When data is written to the file, the data blocks are used to store the data. Additional information such as the file size, access times etc.. are updated in the inode after the writes.

Deleting a file involves removing the pointers from the inode to the corresponding data blocks, and also clearing the name<->inode mapping from the directory entry structure of the parent folder. But, the underlying data blocks are not cleared off, since that is a high I/O intensive operation. So, the data remains on the disk, even if the file is not present. A new write will make the allocator take these blocks for the new data, since they are marked as not-in-use.

This applies for the files created on an RBD device as well. The files created on top of the RBD-mapped mount point will ultimately be mapped to objects in the RADOS cluster. When the file is deleted from the mount point, since the entry is removed, it doesn’t show up in the mount point.

But, since the file system doesn’t clear off the underlying block device, the objects remain in the RADOS pool. These would be normally over-written when a new file is created via the mount point.

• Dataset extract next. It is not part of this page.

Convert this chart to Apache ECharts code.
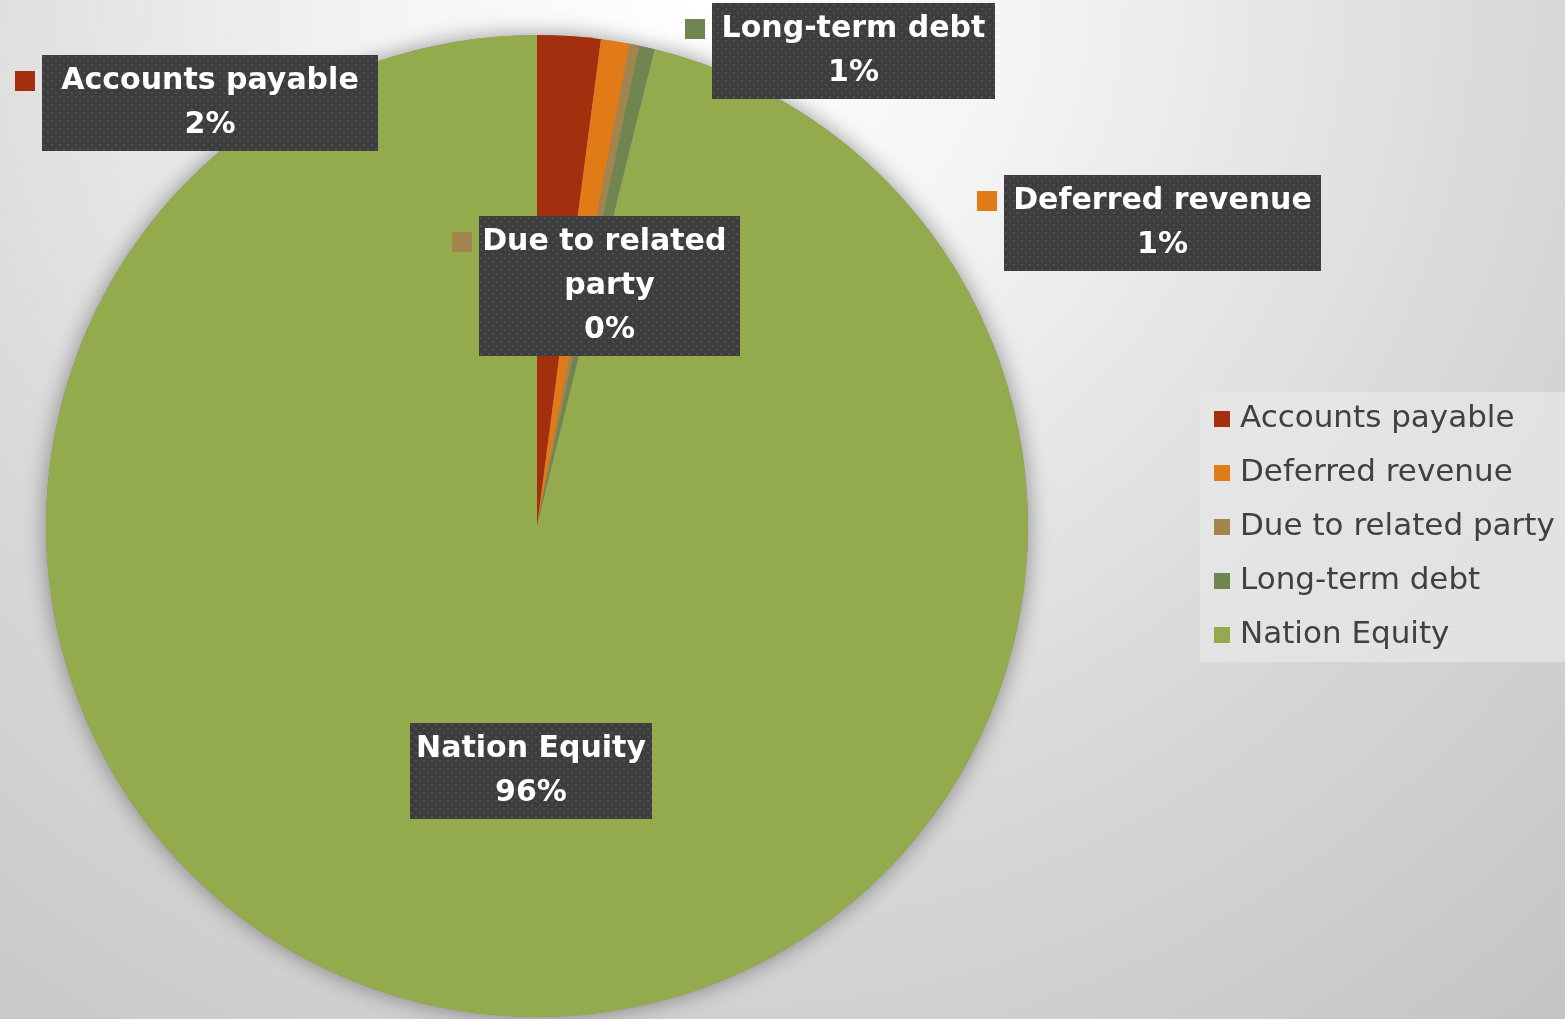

But this has a catch though. Since the pool contains the objects even if the files are deleted, it consumes space in the rados pool (even if they’ll be overwritten). An administrator won’t be able to get a clear understanding on the space usage, if the pool is used heavily, and multiple writes are coming in.

In order to clear up the underlying blocks, or actually remove them, we can rely on the TRIM support most modern disks offer. Read more about TRIM at Wikipedia.

TRIM is a set of commands supported by HDD/SSDs which allow the operating systems to let the disk know about the locations which are not currently being used. Upon receiving a confirmation from the file system layer, the disk can go ahead and mark the blocks as not used.

For the TRIM commands to work, the disks and the file system has to have the support. All the modern file systems have built-in support for TRIM. Mount the file system with the ‘discard‘ option, and you’re good to go.